“Delegations of the guarantor countries of the cessation of hostilities in Syria are arriving in Astana to participate in the next round of talks,” the Kazakh foreign ministry said in a statement on Wednesday.
The meetings, which start on Thursday and end Friday, come as violence continues in the war-torn country.
Air raids reportedly killed 19 people – including seven children – in the rebel stronghold of Idlib province overnight Wednesday, the Syrian Observatory for Human Rights said.
The province bordering Turkey is part of Russian-brokered “de-escalation” agreements aiming to shore up ceasefires in parts of western Syria.
The eighth round of the Astana talks is expected to address the functioning of de-escalation zones.
The focus will also be on the release of detainees, transfer of bodies, and search for the missing, the Kazakh foreign ministry said in a statement earlier this month.
Several de-escalation zones were agreed to in mainly opposition-held areas of the country during previous meetings, with Russia, Turkey, and Iran acting as guarantors.
The talks in Astana will take place a week after a separate UN-backed conference on the future of Syria gathered in the Swiss city of Geneva, but failed to break the deadlock between the opposition and the Syrian government.

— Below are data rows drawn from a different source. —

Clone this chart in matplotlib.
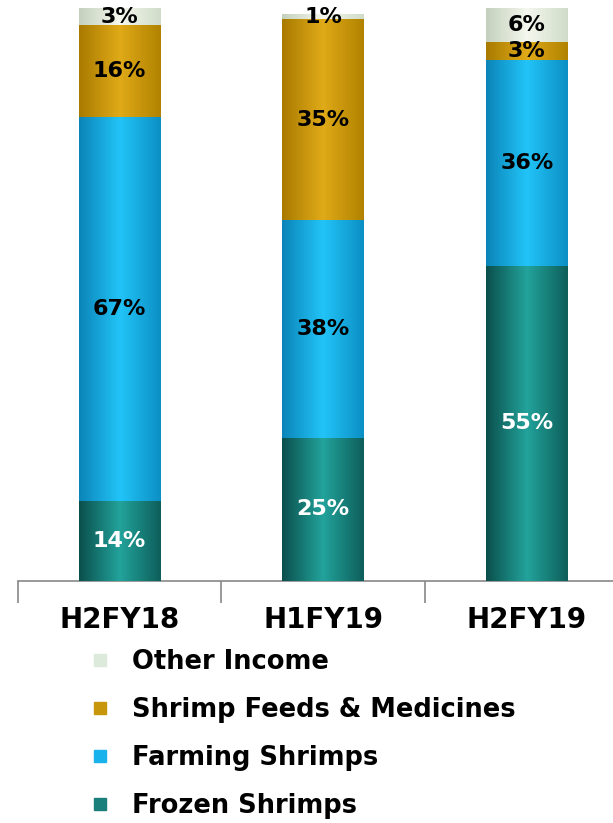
import numpy as np
import matplotlib.pyplot as plt
from matplotlib.lines import Line2D
from matplotlib.colors import LinearSegmentedColormap

periods = ['H2FY18', 'H1FY19', 'H2FY19']
frozen = [14, 25, 55]
farming = [67, 38, 36]
feeds = [16, 35, 3]
other = [3, 1, 6]

series = [
    ('Frozen Shrimps', frozen, '#1a7f7a', ('#0b4f4c', '#22a39b', '#0e5e5a'), 'white'),
    ('Farming Shrimps', farming, '#19b2ea', ('#0b84b8', '#22c4f8', '#0c8fc4'), 'black'),
    ('Shrimp Feeds & Medicines', feeds, '#c8960a', ('#a87a00', '#e0aa18', '#b08200'), 'black'),
    ('Other Income', other, '#dceadc', ('#c4d0bc', '#f4f8ee', '#d0dcc8'), 'black'),
]

fig = plt.figure(figsize=(6.13, 8.23), dpi=100)
ax = fig.add_axes([17.6 / 613, 242 / 823, 611 / 613, 573 / 823])

x = np.arange(len(periods))
bottom = np.zeros(len(periods))
grad = np.linspace(0, 1, 256).reshape(1, -1)
for name, vals, col, shades, tcol in series:
    vals = np.array(vals, dtype=float)
    bars = ax.bar(x, vals, 0.4, bottom=bottom, color=col, zorder=2)
    cmap = LinearSegmentedColormap.from_list(name, [shades[0], shades[1], shades[2]])
    for b in bars:
        x0, y0 = b.get_x(), b.get_y()
        im = ax.imshow(grad, cmap=cmap, aspect='auto', zorder=3,
                       extent=[x0, x0 + b.get_width(), y0, y0 + b.get_height()])
        im.set_clip_path(b)
    for xi, v, b0 in zip(x, vals, bottom):
        ax.text(xi, b0 + v / 2, f'{int(v)}%', ha='center', va='center',
                fontsize=16, fontweight='bold', color=tcol, zorder=4)
    bottom += vals

ax.set_xlim(-0.5, 2.5)
ax.set_ylim(0, 100)
for s in ['top', 'right', 'left']:
    ax.spines[s].set_visible(False)
ax.spines['bottom'].set_color('#888888')
ax.spines['bottom'].set_linewidth(1.2)
ax.set_yticks([])
ax.set_xticks([-0.5, 0.5, 1.5], minor=True)
ax.tick_params(axis='x', which='minor', length=16, color='#888888', width=1.2, direction='out')
ax.set_xticks(x)
ax.set_xticklabels(periods, fontsize=20, fontweight='bold')
ax.tick_params(axis='x', which='major', length=0, pad=18)

handles = [Line2D([], [], marker='s', linestyle='', markersize=9, color=s[2]) for s in series[::-1]]
labels = [s[0] for s in series[::-1]]
fig.legend(handles, labels, loc='upper left', bbox_to_anchor=(77 / 613, 1 - 639 / 823),
           frameon=False, prop={'weight': 'bold', 'size': 18.5},
           handlelength=1.0, handletextpad=0.75, labelspacing=0.85, borderaxespad=0)

fig.savefig('out.png', dpi=100)
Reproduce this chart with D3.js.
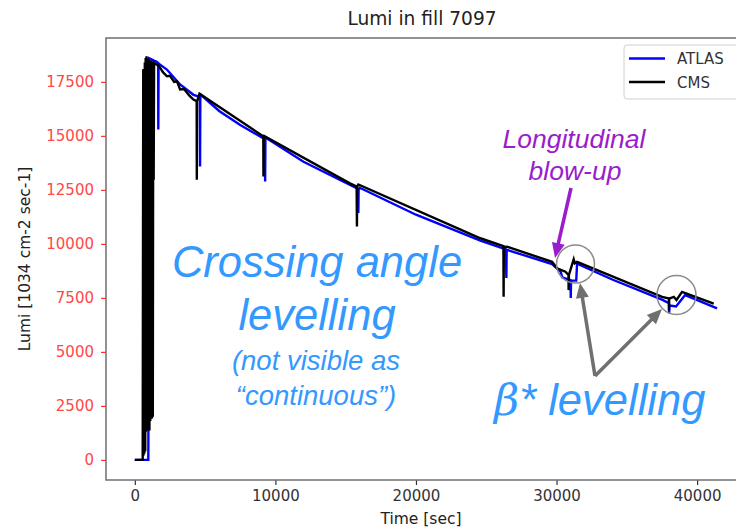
<!DOCTYPE html>
<html>
<head>
<meta charset="utf-8">
<script src="https://cdn.jsdelivr.net/npm/d3@7/dist/d3.min.js"></script>
<style>
  html, body { margin: 0; padding: 0; background: #fff; }
  svg { display: block; }
</style>
</head>
<body>
<svg id="chart" width="736" height="528"></svg>
<script>
// ---------------- DATA ----------------
const title = "Lumi in fill 7097";
const xLabel = "Time [sec]";
const yLabel = "Lumi [1034 cm-2 sec-1]";
const seriesNames = ["ATLAS", "CMS"];
const xTicks = [0, 10000, 20000, 30000, 40000];
const yTicks = [0, 2500, 5000, 7500, 10000, 12500, 15000, 17500];

// ATLAS (blue): time [s], lumi
const atlasTime = [0, 960, 970, 985, 1000, 1150, 1300, 1500, 1660, 1670, 1690, 2280, 3220, 4170, 4630, 4640, 4660, 4700,
  6000, 7500, 9250, 9270, 9290, 9350, 12000, 15850, 15900, 15920, 16000, 20000, 24580, 26400, 26430, 26450, 26500,
  29680, 30300, 30400, 31000, 31010, 31030, 31400, 31460, 34000, 37500, 38000, 38010, 38030, 38500, 39150, 41420];
const atlasLumi = [0, 0, 2200, 18200, 18600, 18550, 18500, 18450, 18380, 15300, 18350, 18070, 17380, 16900, 16800, 13580, 16820, 16900,
  16150, 15500, 14850, 12890, 14850, 14900, 13800, 12550, 11430, 12500, 12600, 11350, 10150, 9750, 8420, 9680, 9720,
  9060, 8700, 8450, 8320, 7490, 8300, 8300, 9080, 8340, 7420, 7250, 6780, 7150, 7100, 7630, 7010];

// CMS (black): time [s], lumi
const cmsTime = [0, 560, 600, 620, 650, 680, 710, 740, 770, 800, 830, 860, 890, 920, 950, 980, 1010, 1040, 1070, 1100,
  1130, 1160, 1190, 1220, 1250, 1280, 1310, 1340, 1370, 1420, 1700, 2000, 2280, 2500, 2800, 3000, 3220, 3500, 3900,
  4170, 4400, 4410, 4430, 4600, 9140, 9150, 9170, 9200, 15300, 15780, 15800, 15820, 15900, 24580, 26220, 26235, 26250,
  26480, 29680, 30040, 30630, 30850, 30860, 30880, 31220, 31300, 31460, 37510, 37990, 38000, 38010, 38340, 38530,
  38930, 41180];
const cmsLumi = [0, 0, 18080, 200, 18100, 300, 18400, 400, 18600, 1300, 18690, 1360, 18600, 1400, 18550, 1400, 18500, 1360, 18500, 1800,
  18500, 1900, 18450, 1920, 18450, 2000, 18400, 12970, 18400, 18350, 18250, 17950, 17760, 17780, 17500, 17520, 17150, 17170, 16850,
  16680, 16600, 12970, 16600, 16950, 14980, 13120, 14950, 15000, 12800, 12650, 10800, 12650, 12750, 10260, 9900, 7550, 9850,
  9870, 9170, 8870, 8710, 8560, 7860, 8560, 9290, 9100, 9170, 7550, 7470, 6930, 7470, 7550, 7400,
  7780, 7240];

const seriesColors = ["#0000ff", "#000000"];

// ---------------- CHART ----------------
const svg = d3.select("#chart");
const mLeft = 106, mRight = 740, mTop = 38, mBottom = 480;
const x = d3.scaleLinear().domain([-2050, 43050]).range([mLeft, mRight]);
const y = d3.scaleLinear().domain([-930, 19530]).range([mBottom, mTop]);

const font = "'DejaVu Sans', sans-serif";

svg.append("defs").append("clipPath").attr("id", "clip")
  .append("rect").attr("x", mLeft).attr("y", mTop).attr("width", mRight - mLeft).attr("height", mBottom - mTop);

// Axes
const xAxis = svg.append("g").attr("transform", `translate(0,${mBottom})`)
  .call(d3.axisBottom(x).tickValues(xTicks).tickFormat(d3.format("d")).tickSize(5).tickPadding(5));
xAxis.select(".domain").remove();
xAxis.selectAll(".tick line").attr("stroke", "#333").attr("stroke-width", 1.2);
xAxis.selectAll(".tick text").attr("fill", "#333").style("font-family", font).style("font-size", "15px");

const yAxis = svg.append("g").attr("transform", `translate(${mLeft},0)`)
  .call(d3.axisLeft(y).tickValues(yTicks).tickFormat(d3.format("d")).tickSize(5).tickPadding(7));
yAxis.select(".domain").remove();
yAxis.selectAll(".tick line").attr("stroke", "#ff3030").attr("stroke-width", 1.2);
yAxis.selectAll(".tick text").attr("fill", "#ff4848").style("font-family", font).style("font-size", "15px");

// Data lines
const data = [
  atlasTime.map((t, i) => [t, atlasLumi[i]]),
  cmsTime.map((t, i) => [t, cmsLumi[i]])
];
const line = d3.line().x(d => x(d[0])).y(d => y(d[1]));
const plot = svg.append("g").attr("clip-path", "url(#clip)");
data.forEach((d, i) => {
  plot.append("path").datum(d).attr("d", line)
    .attr("fill", "none").attr("stroke", seriesColors[i])
    .attr("stroke-width", 2.4).attr("stroke-linejoin", "miter");
});

// Spines
svg.append("rect").attr("x", mLeft).attr("y", mTop).attr("width", mRight - mLeft).attr("height", mBottom - mTop)
  .attr("fill", "none").attr("stroke", "#6f6f6f").attr("stroke-width", 1.5);

// Title & labels
svg.append("text").attr("x", (mLeft + mRight) / 2 - 1).attr("y", 25).attr("text-anchor", "middle")
  .style("font-family", font).style("font-size", "18.6px").attr("fill", "#222").text(title);
svg.append("text").attr("x", (mLeft + mRight) / 2 - 2).attr("y", 524).attr("text-anchor", "middle")
  .style("font-family", font).style("font-size", "15.5px").attr("fill", "#222").text(xLabel);
svg.append("text").attr("transform", `translate(30,${(mTop + mBottom) / 2}) rotate(-90)`).attr("text-anchor", "middle")
  .style("font-family", font).style("font-size", "15.5px").attr("fill", "#222").text(yLabel);

// Legend
const lg = svg.append("g");
lg.append("rect").attr("x", 624).attr("y", 45).attr("width", 130).attr("height", 54).attr("rx", 3)
  .attr("fill", "#fff").attr("fill-opacity", 0.85).attr("stroke", "#d0d0d0").attr("stroke-width", 1);
seriesNames.forEach((n, i) => {
  const yy = 58.5 + i * 23.5;
  lg.append("line").attr("x1", 629).attr("x2", 665).attr("y1", yy).attr("y2", yy)
    .attr("stroke", seriesColors[i]).attr("stroke-width", 2.4);
  lg.append("text").attr("x", 677).attr("y", yy + 5.5).style("font-family", font).style("font-size", "15px")
    .attr("fill", "#333").text(n);
});

// Annotations
const ann = svg.append("g");
const sans = "'Liberation Sans', Arial, sans-serif";
const blueTxt = "#3399ff";
function txt(xp, yp, size, color, str) {
  return ann.append("text").attr("x", xp).attr("y", yp).attr("text-anchor", "middle")
    .style("font-family", sans).style("font-style", "italic").style("font-size", size + "px")
    .attr("fill", color).text(str);
}
txt(317, 277, 43.5, blueTxt, "Crossing angle");
txt(317, 330, 43.5, blueTxt, "levelling");
txt(316, 370, 27.5, blueTxt, "(not visible as");
txt(316, 405, 27.5, blueTxt, "\u201Ccontinuous\u201D)");

const purple = "#9a1ccc";
txt(574, 148, 26.5, purple, "Longitudinal");
txt(575, 180, 26.5, purple, "blow-up");

const beta = ann.append("text").attr("x", 494).attr("y", 415)
  .style("font-family", sans).style("font-style", "italic").style("font-size", "43.5px").attr("fill", blueTxt);
beta.append("tspan").style("font-family", "'DejaVu Serif', 'Liberation Serif', serif").text("\u03B2");
beta.append("tspan").text("* levelling");

function arrow(x1, y1, x2, y2, color, w, hl, hw) {
  const dx = x2 - x1, dy = y2 - y1, L = Math.hypot(dx, dy);
  const ux = dx / L, uy = dy / L;
  const bx = x2 - ux * hl, by = y2 - uy * hl;
  ann.append("line").attr("x1", x1).attr("y1", y1).attr("x2", bx + ux * 1).attr("y2", by + uy * 1)
    .attr("stroke", color).attr("stroke-width", w);
  ann.append("polygon")
    .attr("points", `${x2},${y2} ${bx - uy * hw},${by + ux * hw} ${bx + uy * hw},${by - ux * hw}`)
    .attr("fill", color);
}
arrow(571, 188, 555, 258, purple, 3.5, 15, 6.5);
arrow(595, 376, 580, 283, "#707070", 3.5, 15, 6.5);
arrow(595, 376, 662, 309, "#707070", 3.5, 15, 6.5);

ann.append("circle").attr("cx", 575.5).attr("cy", 264).attr("r", 19)
  .attr("fill", "none").attr("stroke", "#8a8a8a").attr("stroke-width", 1.5);
ann.append("circle").attr("cx", 676.5).attr("cy", 295).attr("r", 19.5)
  .attr("fill", "none").attr("stroke", "#8a8a8a").attr("stroke-width", 1.5);
</script>
</body>
</html>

Fighting rages on in the nearly seven-year war that has killed hundreds of thousands of Syrians and displaced millions of others.
In Eastern Ghouta – on the outskirts of the Syrian capital Damascus – hundreds of thousands of people remain trapped under government bombardment.
The UK-based Syrian Observatory said more than 200 civilians, including many children, have been killed in air raids on Eastern Ghouta since mid-November.
“The humanitarian situation in Eastern Ghouta has reached a critical point,” said Robert Mardini, Middle East director of the International Committee of the Red Cross, in a statement on Tuesday.
“As so often in Syria over the last six years, ordinary people are once again trapped in a situation where life slowly becomes impossible, and where goods and aid are severely limited.”